Aim of the exercise: Without the pictures, set down every line of the data exactly.

________________________

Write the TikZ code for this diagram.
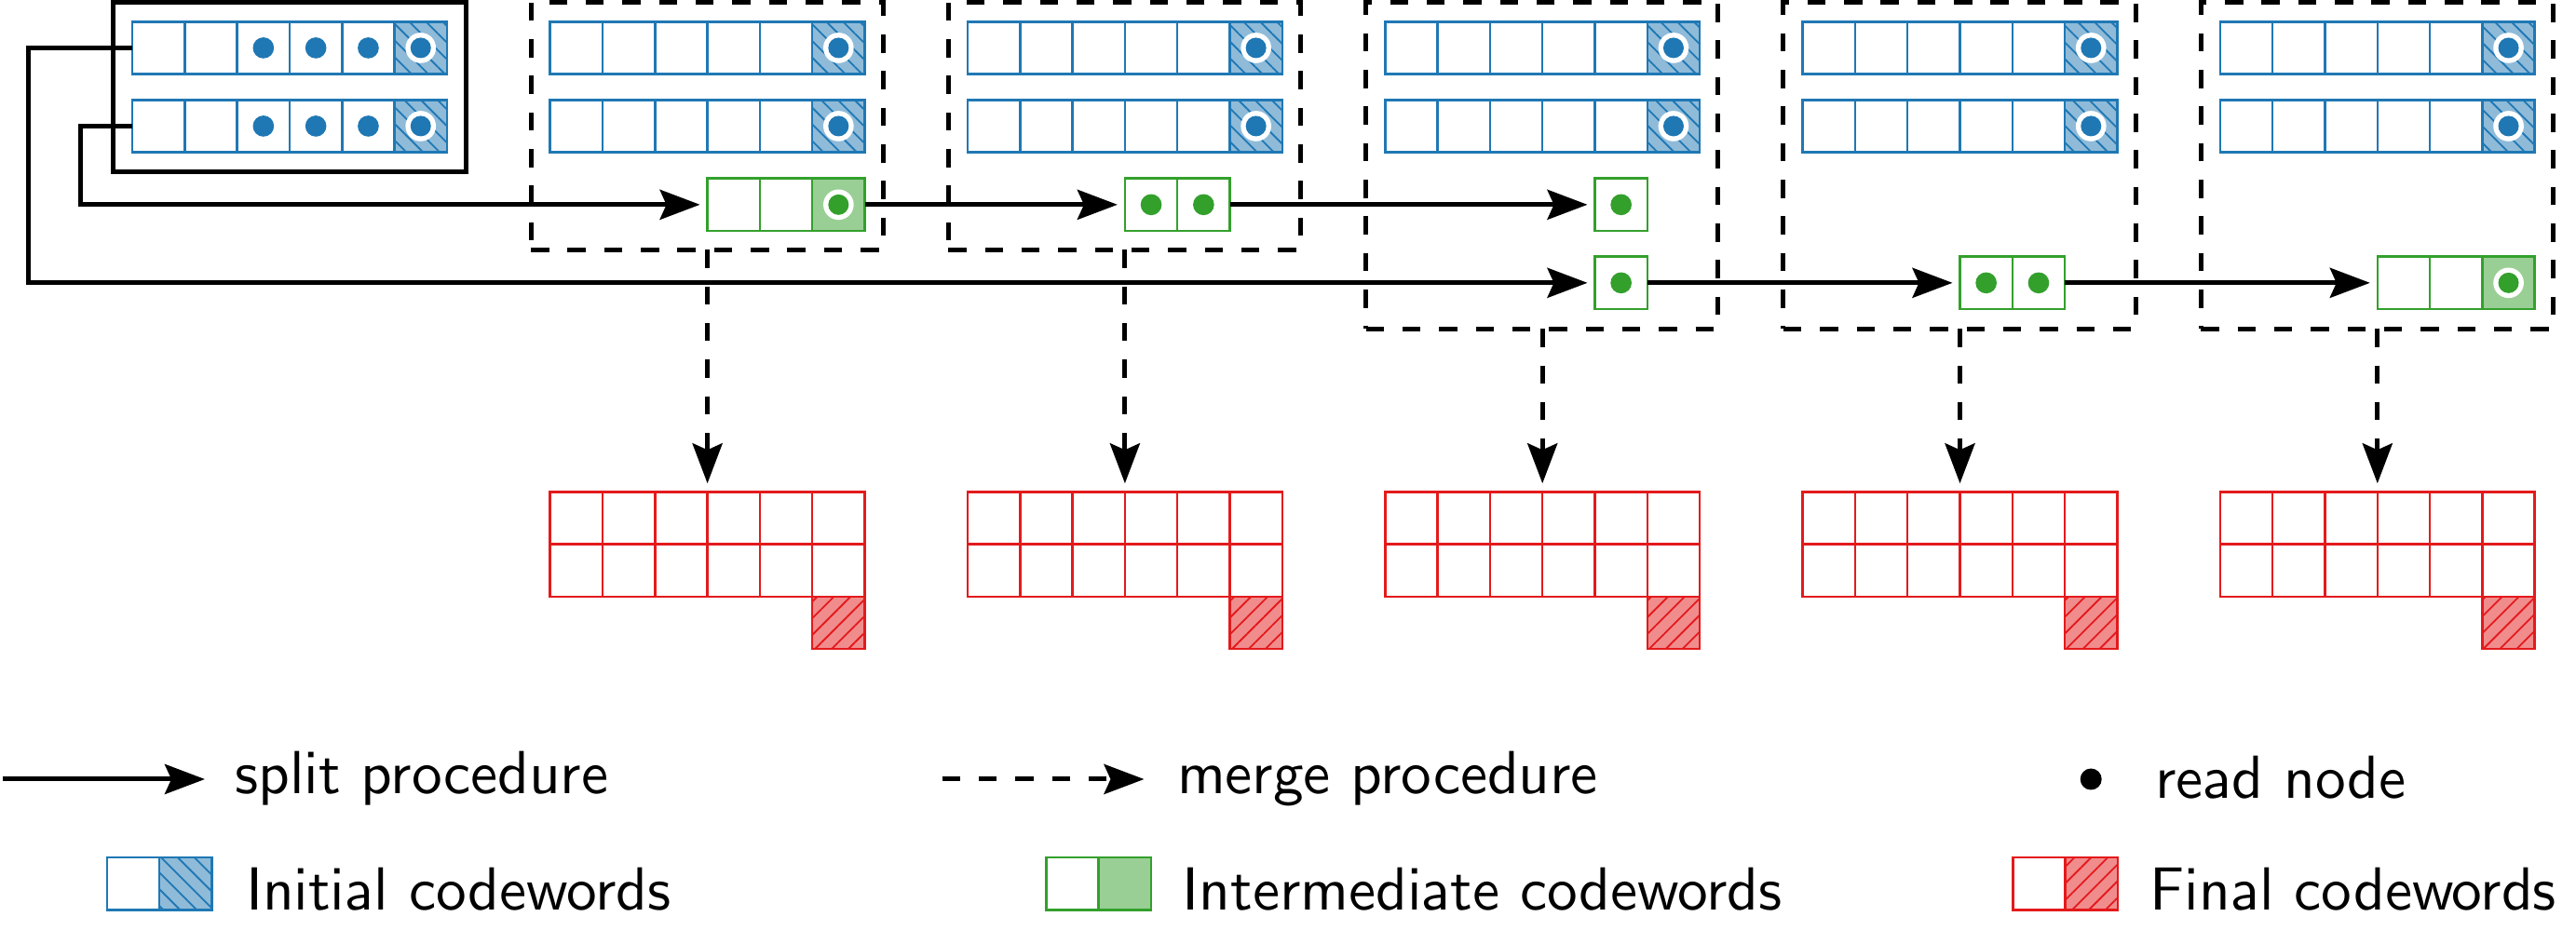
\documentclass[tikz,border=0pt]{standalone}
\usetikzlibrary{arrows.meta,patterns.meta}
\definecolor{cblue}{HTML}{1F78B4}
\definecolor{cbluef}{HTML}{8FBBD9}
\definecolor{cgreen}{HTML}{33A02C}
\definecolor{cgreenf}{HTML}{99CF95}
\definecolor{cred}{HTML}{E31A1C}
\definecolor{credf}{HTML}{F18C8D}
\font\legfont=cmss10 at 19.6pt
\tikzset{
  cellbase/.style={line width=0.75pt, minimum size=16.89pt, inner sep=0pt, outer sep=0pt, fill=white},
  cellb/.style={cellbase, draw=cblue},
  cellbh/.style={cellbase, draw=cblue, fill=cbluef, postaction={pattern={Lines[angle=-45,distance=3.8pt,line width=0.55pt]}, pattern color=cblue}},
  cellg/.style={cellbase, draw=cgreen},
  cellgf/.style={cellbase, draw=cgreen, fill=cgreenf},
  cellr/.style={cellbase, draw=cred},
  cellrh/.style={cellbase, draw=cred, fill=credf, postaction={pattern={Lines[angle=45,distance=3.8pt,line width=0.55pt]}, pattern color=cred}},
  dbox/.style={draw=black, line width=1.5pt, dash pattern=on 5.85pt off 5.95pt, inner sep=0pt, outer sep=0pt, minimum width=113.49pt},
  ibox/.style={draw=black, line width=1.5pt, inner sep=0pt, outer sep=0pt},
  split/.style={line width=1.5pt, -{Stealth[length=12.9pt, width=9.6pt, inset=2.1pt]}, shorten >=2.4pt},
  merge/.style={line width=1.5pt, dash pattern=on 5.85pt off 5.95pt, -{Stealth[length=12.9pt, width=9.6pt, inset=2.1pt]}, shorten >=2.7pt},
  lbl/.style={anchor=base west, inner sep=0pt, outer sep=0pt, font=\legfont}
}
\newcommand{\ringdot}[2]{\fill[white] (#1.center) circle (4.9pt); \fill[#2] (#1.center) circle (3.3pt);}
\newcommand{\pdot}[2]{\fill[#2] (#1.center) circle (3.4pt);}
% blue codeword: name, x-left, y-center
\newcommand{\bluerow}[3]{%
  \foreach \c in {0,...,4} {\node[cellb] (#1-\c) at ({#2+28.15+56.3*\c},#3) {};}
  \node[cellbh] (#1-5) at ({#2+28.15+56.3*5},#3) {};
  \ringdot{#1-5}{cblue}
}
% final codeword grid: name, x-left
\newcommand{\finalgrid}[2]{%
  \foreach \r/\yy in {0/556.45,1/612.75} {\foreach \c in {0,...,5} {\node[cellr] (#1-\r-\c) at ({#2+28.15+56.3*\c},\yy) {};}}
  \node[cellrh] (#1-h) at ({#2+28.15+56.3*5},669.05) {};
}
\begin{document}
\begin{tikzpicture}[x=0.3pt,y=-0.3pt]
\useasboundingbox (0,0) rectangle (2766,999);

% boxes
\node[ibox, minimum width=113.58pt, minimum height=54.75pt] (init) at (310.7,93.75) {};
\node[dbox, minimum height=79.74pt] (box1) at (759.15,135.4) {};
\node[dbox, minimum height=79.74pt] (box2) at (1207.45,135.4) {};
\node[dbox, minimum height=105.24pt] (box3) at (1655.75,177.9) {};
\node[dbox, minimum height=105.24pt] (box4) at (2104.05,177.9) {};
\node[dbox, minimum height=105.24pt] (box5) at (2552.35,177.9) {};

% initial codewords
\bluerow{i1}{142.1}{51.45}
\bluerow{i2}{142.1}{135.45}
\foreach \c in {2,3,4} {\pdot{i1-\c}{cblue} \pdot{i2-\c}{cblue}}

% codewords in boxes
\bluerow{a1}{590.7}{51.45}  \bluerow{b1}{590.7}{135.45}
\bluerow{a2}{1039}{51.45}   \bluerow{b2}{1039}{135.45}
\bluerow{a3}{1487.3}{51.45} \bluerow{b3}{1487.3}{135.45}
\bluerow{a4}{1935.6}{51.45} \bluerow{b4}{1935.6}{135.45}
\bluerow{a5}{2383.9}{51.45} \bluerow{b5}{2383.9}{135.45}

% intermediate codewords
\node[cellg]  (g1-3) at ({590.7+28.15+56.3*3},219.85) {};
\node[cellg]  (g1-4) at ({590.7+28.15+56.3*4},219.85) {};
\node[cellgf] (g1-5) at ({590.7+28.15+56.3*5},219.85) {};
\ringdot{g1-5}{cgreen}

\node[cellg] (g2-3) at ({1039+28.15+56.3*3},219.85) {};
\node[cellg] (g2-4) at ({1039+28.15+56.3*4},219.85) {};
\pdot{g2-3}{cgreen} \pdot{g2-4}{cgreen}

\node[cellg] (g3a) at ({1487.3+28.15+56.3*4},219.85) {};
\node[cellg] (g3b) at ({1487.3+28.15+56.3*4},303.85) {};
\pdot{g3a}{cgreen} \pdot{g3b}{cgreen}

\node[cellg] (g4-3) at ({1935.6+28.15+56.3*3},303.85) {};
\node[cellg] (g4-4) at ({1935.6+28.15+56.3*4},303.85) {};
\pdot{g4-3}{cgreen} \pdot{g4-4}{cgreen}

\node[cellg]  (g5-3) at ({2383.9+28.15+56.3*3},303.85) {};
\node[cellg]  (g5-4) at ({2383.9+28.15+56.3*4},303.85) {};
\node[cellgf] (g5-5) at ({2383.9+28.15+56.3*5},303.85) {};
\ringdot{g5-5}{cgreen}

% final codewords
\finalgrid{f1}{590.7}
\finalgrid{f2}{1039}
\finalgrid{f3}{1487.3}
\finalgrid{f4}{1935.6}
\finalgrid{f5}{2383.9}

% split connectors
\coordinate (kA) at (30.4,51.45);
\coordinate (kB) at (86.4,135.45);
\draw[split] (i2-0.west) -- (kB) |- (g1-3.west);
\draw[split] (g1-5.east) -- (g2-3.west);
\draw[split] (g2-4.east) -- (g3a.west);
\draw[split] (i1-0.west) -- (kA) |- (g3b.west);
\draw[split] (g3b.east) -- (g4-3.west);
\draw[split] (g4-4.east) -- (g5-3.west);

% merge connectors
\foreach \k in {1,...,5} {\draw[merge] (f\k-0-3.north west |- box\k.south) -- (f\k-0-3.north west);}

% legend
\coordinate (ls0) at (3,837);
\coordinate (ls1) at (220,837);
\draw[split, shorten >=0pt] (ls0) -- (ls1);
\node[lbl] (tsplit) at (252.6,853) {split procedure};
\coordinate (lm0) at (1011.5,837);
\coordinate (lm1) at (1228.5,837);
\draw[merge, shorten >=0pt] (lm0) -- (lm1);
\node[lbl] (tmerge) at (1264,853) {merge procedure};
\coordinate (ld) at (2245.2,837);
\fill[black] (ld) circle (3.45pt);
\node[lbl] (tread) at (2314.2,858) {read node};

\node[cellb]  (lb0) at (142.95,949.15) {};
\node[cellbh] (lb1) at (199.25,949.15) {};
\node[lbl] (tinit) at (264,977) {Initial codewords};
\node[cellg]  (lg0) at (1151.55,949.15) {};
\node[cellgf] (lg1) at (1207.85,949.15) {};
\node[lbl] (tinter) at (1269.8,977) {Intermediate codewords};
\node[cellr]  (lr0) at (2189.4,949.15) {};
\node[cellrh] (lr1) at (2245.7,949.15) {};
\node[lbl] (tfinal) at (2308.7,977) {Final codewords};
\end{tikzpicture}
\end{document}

________________________

Final result:
Write the TikZ code for this diagram.
\documentclass[tikz,border=0pt]{standalone}
\usetikzlibrary{arrows.meta,patterns.meta}
\definecolor{cblue}{HTML}{1F78B4}
\definecolor{cbluef}{HTML}{8FBBD9}
\definecolor{cgreen}{HTML}{33A02C}
\definecolor{cgreenf}{HTML}{99CF95}
\definecolor{cred}{HTML}{E31A1C}
\definecolor{credf}{HTML}{F18C8D}
\font\legfont=cmss10 at 19.6pt
\tikzset{
  cellbase/.style={line width=0.75pt, minimum size=16.89pt, inner sep=0pt, outer sep=0pt, fill=white},
  cellb/.style={cellbase, draw=cblue},
  cellbh/.style={cellbase, draw=cblue, fill=cbluef, postaction={pattern={Lines[angle=-45,distance=3.8pt,line width=0.55pt]}, pattern color=cblue}},
  cellg/.style={cellbase, draw=cgreen},
  cellgf/.style={cellbase, draw=cgreen, fill=cgreenf},
  cellr/.style={cellbase, draw=cred},
  cellrh/.style={cellbase, draw=cred, fill=credf, postaction={pattern={Lines[angle=45,distance=3.8pt,line width=0.55pt]}, pattern color=cred}},
  dbox/.style={draw=black, line width=1.5pt, dash pattern=on 5.85pt off 5.95pt, inner sep=0pt, outer sep=0pt, minimum width=113.49pt},
  ibox/.style={draw=black, line width=1.5pt, inner sep=0pt, outer sep=0pt},
  split/.style={line width=1.5pt, -{Stealth[length=12.9pt, width=9.6pt, inset=2.1pt]}, shorten >=2.4pt},
  merge/.style={line width=1.5pt, dash pattern=on 5.85pt off 5.95pt, -{Stealth[length=12.9pt, width=9.6pt, inset=2.1pt]}, shorten >=2.7pt},
  lbl/.style={anchor=base west, inner sep=0pt, outer sep=0pt, font=\legfont}
}
\newcommand{\ringdot}[2]{\fill[white] (#1.center) circle (4.9pt); \fill[#2] (#1.center) circle (3.3pt);}
\newcommand{\pdot}[2]{\fill[#2] (#1.center) circle (3.4pt);}
% blue codeword: name, x-left, y-center
\newcommand{\bluerow}[3]{%
  \foreach \c in {0,...,4} {\node[cellb] (#1-\c) at ({#2+28.15+56.3*\c},#3) {};}
  \node[cellbh] (#1-5) at ({#2+28.15+56.3*5},#3) {};
  \ringdot{#1-5}{cblue}
}
% final codeword grid: name, x-left
\newcommand{\finalgrid}[2]{%
  \foreach \r/\yy in {0/556.45,1/612.75} {\foreach \c in {0,...,5} {\node[cellr] (#1-\r-\c) at ({#2+28.15+56.3*\c},\yy) {};}}
  \node[cellrh] (#1-h) at ({#2+28.15+56.3*5},669.05) {};
}
\begin{document}
\begin{tikzpicture}[x=0.3pt,y=-0.3pt]
\useasboundingbox (0,0) rectangle (2766,999);

% boxes
\node[ibox, minimum width=113.58pt, minimum height=54.75pt] (init) at (310.7,93.75) {};
\node[dbox, minimum height=79.74pt] (box1) at (759.15,135.4) {};
\node[dbox, minimum height=79.74pt] (box2) at (1207.45,135.4) {};
\node[dbox, minimum height=105.24pt] (box3) at (1655.75,177.9) {};
\node[dbox, minimum height=105.24pt] (box4) at (2104.05,177.9) {};
\node[dbox, minimum height=105.24pt] (box5) at (2552.35,177.9) {};

% initial codewords
\bluerow{i1}{142.1}{51.45}
\bluerow{i2}{142.1}{135.45}
\foreach \c in {2,3,4} {\pdot{i1-\c}{cblue} \pdot{i2-\c}{cblue}}

% codewords in boxes
\bluerow{a1}{590.7}{51.45}  \bluerow{b1}{590.7}{135.45}
\bluerow{a2}{1039}{51.45}   \bluerow{b2}{1039}{135.45}
\bluerow{a3}{1487.3}{51.45} \bluerow{b3}{1487.3}{135.45}
\bluerow{a4}{1935.6}{51.45} \bluerow{b4}{1935.6}{135.45}
\bluerow{a5}{2383.9}{51.45} \bluerow{b5}{2383.9}{135.45}

% intermediate codewords
\node[cellg]  (g1-3) at ({590.7+28.15+56.3*3},219.85) {};
\node[cellg]  (g1-4) at ({590.7+28.15+56.3*4},219.85) {};
\node[cellgf] (g1-5) at ({590.7+28.15+56.3*5},219.85) {};
\ringdot{g1-5}{cgreen}

\node[cellg] (g2-3) at ({1039+28.15+56.3*3},219.85) {};
\node[cellg] (g2-4) at ({1039+28.15+56.3*4},219.85) {};
\pdot{g2-3}{cgreen} \pdot{g2-4}{cgreen}

\node[cellg] (g3a) at ({1487.3+28.15+56.3*4},219.85) {};
\node[cellg] (g3b) at ({1487.3+28.15+56.3*4},303.85) {};
\pdot{g3a}{cgreen} \pdot{g3b}{cgreen}

\node[cellg] (g4-3) at ({1935.6+28.15+56.3*3},303.85) {};
\node[cellg] (g4-4) at ({1935.6+28.15+56.3*4},303.85) {};
\pdot{g4-3}{cgreen} \pdot{g4-4}{cgreen}

\node[cellg]  (g5-3) at ({2383.9+28.15+56.3*3},303.85) {};
\node[cellg]  (g5-4) at ({2383.9+28.15+56.3*4},303.85) {};
\node[cellgf] (g5-5) at ({2383.9+28.15+56.3*5},303.85) {};
\ringdot{g5-5}{cgreen}

% final codewords
\finalgrid{f1}{590.7}
\finalgrid{f2}{1039}
\finalgrid{f3}{1487.3}
\finalgrid{f4}{1935.6}
\finalgrid{f5}{2383.9}

% split connectors
\coordinate (kA) at (30.4,51.45);
\coordinate (kB) at (86.4,135.45);
\draw[split] (i2-0.west) -- (kB) |- (g1-3.west);
\draw[split] (g1-5.east) -- (g2-3.west);
\draw[split] (g2-4.east) -- (g3a.west);
\draw[split] (i1-0.west) -- (kA) |- (g3b.west);
\draw[split] (g3b.east) -- (g4-3.west);
\draw[split] (g4-4.east) -- (g5-3.west);

% merge connectors
\foreach \k in {1,...,5} {\draw[merge] (f\k-0-3.north west |- box\k.south) -- (f\k-0-3.north west);}

% legend
\coordinate (ls0) at (3,837);
\coordinate (ls1) at (220,837);
\draw[split, shorten >=0pt] (ls0) -- (ls1);
\node[lbl] (tsplit) at (252.6,853) {split procedure};
\coordinate (lm0) at (1011.5,837);
\coordinate (lm1) at (1228.5,837);
\draw[merge, shorten >=0pt] (lm0) -- (lm1);
\node[lbl] (tmerge) at (1264,853) {merge procedure};
\coordinate (ld) at (2245.2,837);
\fill[black] (ld) circle (3.45pt);
\node[lbl] (tread) at (2314.2,858) {read node};

\node[cellb]  (lb0) at (142.95,949.15) {};
\node[cellbh] (lb1) at (199.25,949.15) {};
\node[lbl] (tinit) at (264,977) {Initial codewords};
\node[cellg]  (lg0) at (1151.55,949.15) {};
\node[cellgf] (lg1) at (1207.85,949.15) {};
\node[lbl] (tinter) at (1269.8,977) {Intermediate codewords};
\node[cellr]  (lr0) at (2189.4,949.15) {};
\node[cellrh] (lr1) at (2245.7,949.15) {};
\node[lbl] (tfinal) at (2308.7,977) {Final codewords};
\end{tikzpicture}
\end{document}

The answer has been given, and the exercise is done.